- Exercise brief -
Transcribe every line from the top down to the line with "fig = go.Figure()", both ends included, but not the pictures.

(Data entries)
□ □ □ □ □ □ □

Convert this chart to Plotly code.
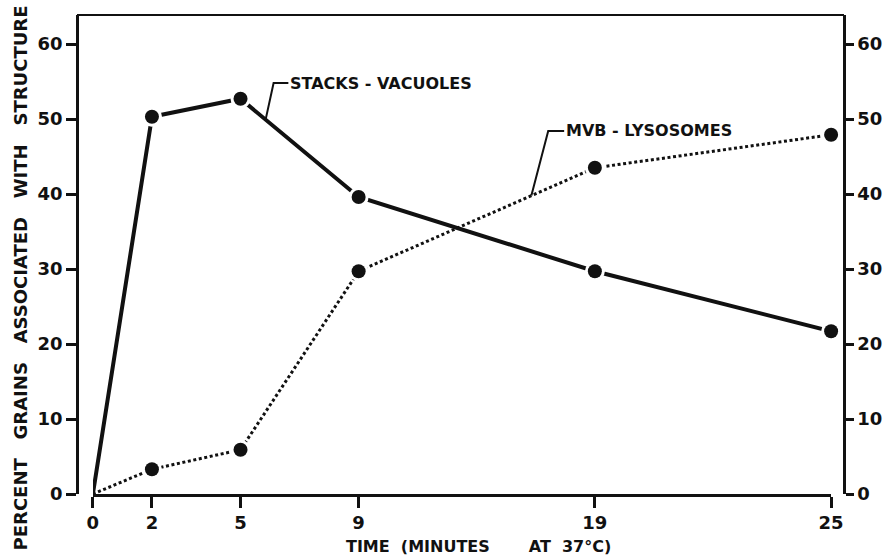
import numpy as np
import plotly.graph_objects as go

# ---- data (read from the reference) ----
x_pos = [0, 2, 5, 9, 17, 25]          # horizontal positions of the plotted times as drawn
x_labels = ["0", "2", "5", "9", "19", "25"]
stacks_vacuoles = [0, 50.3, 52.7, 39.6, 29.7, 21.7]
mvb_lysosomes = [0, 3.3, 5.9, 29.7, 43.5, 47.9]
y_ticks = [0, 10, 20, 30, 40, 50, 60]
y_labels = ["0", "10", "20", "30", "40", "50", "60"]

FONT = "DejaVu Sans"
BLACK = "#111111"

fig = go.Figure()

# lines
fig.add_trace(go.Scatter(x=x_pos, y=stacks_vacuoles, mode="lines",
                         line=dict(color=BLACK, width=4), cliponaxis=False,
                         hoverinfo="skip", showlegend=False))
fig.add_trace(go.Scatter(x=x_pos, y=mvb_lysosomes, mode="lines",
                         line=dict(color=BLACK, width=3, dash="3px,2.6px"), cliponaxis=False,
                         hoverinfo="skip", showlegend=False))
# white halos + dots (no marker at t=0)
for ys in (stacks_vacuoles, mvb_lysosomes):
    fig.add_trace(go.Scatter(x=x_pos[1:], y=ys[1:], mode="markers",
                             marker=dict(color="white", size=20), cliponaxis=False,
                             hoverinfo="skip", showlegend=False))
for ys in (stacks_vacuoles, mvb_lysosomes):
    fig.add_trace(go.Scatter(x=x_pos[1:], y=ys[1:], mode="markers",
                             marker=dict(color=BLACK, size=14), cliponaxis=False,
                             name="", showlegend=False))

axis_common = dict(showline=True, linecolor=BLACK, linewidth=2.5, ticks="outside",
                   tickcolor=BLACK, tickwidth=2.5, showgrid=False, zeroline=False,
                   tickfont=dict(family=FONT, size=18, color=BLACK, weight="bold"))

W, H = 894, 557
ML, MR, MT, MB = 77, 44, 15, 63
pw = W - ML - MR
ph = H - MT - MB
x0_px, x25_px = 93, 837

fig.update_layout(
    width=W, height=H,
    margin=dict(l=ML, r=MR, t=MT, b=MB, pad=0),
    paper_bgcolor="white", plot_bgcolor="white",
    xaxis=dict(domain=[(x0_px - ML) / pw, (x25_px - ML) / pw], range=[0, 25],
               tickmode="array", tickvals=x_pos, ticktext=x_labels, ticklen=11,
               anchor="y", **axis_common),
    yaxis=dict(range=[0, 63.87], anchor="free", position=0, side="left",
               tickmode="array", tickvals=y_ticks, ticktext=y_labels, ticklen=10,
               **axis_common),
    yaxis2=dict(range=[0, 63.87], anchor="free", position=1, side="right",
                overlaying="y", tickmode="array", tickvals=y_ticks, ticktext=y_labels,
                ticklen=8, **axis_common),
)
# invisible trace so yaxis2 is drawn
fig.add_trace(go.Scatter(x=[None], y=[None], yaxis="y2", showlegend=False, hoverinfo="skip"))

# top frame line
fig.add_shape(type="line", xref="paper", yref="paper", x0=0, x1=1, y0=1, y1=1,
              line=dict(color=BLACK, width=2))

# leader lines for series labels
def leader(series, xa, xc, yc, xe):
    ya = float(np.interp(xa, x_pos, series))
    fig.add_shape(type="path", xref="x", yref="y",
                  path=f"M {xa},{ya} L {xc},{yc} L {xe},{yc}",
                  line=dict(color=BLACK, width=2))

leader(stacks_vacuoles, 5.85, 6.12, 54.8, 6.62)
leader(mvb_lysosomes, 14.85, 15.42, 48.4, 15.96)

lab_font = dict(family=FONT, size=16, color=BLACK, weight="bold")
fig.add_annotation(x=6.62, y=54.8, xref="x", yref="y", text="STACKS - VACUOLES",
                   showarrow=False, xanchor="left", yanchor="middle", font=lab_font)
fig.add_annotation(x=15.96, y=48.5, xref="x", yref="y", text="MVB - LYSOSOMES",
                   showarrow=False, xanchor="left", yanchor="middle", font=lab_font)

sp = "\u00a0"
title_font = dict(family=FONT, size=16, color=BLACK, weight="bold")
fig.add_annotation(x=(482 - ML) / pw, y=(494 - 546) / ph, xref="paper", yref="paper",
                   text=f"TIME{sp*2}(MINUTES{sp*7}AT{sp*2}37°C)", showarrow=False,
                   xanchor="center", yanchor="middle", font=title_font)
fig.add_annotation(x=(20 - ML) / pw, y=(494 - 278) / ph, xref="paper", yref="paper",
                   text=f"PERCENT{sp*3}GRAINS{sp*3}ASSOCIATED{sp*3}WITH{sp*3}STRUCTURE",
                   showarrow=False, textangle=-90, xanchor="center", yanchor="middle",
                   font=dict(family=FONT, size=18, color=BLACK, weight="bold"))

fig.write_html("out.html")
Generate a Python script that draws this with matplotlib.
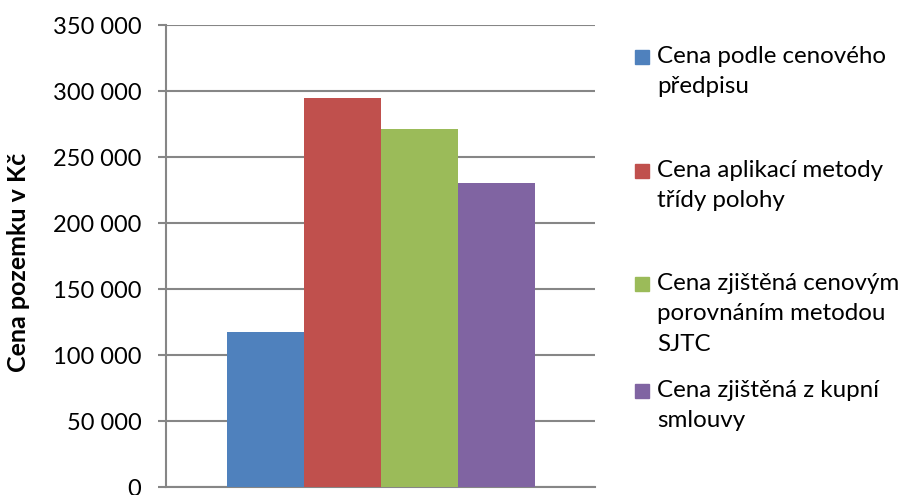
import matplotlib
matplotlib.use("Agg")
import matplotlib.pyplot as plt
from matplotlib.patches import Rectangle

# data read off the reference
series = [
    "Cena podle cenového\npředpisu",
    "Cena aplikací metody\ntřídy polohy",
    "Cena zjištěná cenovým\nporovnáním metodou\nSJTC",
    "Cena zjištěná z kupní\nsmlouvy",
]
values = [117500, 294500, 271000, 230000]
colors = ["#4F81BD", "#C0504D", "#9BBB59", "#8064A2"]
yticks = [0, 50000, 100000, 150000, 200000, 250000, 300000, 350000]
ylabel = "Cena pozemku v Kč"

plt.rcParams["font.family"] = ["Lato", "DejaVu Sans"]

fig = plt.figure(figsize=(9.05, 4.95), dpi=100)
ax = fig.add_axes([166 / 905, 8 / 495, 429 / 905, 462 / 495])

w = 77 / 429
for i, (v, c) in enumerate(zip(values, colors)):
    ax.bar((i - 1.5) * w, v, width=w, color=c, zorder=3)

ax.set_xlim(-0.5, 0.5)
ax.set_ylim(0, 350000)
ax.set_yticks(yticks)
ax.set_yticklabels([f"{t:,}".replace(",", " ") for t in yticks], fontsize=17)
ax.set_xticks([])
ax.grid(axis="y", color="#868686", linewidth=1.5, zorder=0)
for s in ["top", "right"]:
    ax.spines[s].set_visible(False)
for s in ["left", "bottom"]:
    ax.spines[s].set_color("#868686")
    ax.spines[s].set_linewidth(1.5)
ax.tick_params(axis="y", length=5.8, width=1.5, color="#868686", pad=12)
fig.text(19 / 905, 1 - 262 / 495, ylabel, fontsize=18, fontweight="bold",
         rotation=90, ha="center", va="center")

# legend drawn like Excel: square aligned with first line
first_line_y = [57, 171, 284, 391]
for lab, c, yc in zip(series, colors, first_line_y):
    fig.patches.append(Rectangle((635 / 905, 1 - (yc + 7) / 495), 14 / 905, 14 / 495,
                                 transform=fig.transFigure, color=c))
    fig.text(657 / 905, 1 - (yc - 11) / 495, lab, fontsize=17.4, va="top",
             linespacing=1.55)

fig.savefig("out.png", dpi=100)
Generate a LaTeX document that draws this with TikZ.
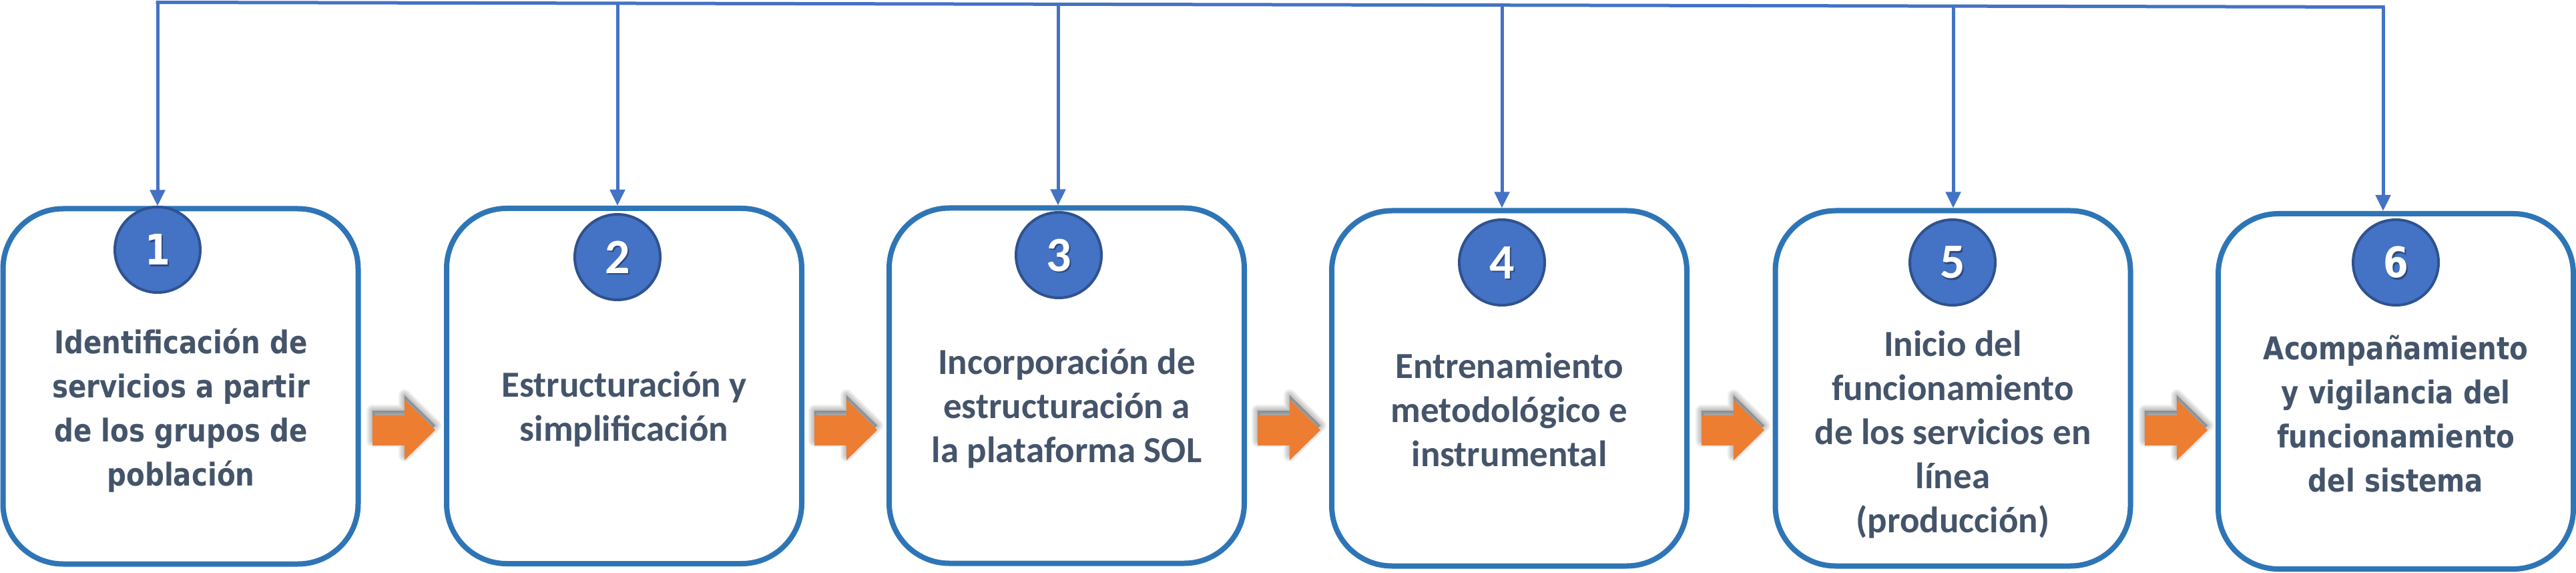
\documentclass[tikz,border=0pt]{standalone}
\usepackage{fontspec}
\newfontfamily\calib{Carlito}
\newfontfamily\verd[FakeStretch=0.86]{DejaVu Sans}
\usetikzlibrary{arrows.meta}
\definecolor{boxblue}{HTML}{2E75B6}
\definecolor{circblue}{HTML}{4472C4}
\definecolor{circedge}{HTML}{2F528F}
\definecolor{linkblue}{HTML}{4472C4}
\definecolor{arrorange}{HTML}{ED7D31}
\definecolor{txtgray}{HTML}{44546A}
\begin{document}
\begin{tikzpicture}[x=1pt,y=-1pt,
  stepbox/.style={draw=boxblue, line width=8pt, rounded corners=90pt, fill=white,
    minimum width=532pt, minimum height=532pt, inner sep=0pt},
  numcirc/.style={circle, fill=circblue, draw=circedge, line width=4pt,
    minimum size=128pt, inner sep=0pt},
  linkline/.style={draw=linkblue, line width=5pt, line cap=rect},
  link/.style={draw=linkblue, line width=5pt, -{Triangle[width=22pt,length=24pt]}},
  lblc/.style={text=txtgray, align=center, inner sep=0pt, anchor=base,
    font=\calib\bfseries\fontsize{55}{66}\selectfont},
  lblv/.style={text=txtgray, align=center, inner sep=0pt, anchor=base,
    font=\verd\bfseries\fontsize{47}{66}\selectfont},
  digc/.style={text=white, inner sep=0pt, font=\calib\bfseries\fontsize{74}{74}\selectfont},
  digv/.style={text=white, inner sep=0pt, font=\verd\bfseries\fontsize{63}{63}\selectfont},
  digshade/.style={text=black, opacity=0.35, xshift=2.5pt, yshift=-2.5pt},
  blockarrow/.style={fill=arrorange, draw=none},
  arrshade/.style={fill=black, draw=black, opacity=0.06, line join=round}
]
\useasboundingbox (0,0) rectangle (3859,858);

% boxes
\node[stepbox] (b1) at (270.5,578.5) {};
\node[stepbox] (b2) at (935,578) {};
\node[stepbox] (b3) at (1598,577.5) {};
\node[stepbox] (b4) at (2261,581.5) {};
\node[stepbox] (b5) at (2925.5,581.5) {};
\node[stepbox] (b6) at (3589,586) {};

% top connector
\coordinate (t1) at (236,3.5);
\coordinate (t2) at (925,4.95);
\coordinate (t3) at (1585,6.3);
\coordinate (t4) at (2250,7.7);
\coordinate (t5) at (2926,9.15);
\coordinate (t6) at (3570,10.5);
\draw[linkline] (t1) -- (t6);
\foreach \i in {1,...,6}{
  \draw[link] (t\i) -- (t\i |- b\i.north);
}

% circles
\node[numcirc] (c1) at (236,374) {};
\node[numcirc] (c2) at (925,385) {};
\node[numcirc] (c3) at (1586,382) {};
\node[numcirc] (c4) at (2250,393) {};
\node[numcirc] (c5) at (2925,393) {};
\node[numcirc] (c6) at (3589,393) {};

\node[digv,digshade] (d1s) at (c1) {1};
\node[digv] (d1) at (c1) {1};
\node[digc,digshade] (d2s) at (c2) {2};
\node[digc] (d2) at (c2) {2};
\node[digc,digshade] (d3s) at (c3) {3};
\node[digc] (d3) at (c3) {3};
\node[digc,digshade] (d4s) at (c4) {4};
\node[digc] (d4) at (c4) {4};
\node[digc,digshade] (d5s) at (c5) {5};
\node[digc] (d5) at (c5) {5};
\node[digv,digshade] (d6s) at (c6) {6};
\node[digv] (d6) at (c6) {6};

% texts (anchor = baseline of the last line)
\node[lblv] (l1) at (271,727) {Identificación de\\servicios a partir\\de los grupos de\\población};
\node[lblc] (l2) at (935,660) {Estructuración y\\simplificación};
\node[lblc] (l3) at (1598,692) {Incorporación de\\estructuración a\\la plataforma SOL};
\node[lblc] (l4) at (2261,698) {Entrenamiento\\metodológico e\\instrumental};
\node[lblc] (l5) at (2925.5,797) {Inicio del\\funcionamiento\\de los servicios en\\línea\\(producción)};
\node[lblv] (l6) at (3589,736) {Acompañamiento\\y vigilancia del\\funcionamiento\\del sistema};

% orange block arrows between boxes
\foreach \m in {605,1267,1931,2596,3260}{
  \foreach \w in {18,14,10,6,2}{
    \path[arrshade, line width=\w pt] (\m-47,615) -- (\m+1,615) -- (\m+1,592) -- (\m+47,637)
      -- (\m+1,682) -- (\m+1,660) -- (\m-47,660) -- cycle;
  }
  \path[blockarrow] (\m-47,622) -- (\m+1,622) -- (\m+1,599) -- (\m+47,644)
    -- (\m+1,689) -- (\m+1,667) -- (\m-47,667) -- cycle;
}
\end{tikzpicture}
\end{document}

□ □ □ □ □ □ □

- Problem solution -
Convert this chart to Plotly code.
import numpy as np
import plotly.graph_objects as go

# ---- data (read from the reference) ----
x_pos = [0, 2, 5, 9, 17, 25]          # horizontal positions of the plotted times as drawn
x_labels = ["0", "2", "5", "9", "19", "25"]
stacks_vacuoles = [0, 50.3, 52.7, 39.6, 29.7, 21.7]
mvb_lysosomes = [0, 3.3, 5.9, 29.7, 43.5, 47.9]
y_ticks = [0, 10, 20, 30, 40, 50, 60]
y_labels = ["0", "10", "20", "30", "40", "50", "60"]

FONT = "DejaVu Sans"
BLACK = "#111111"

fig = go.Figure()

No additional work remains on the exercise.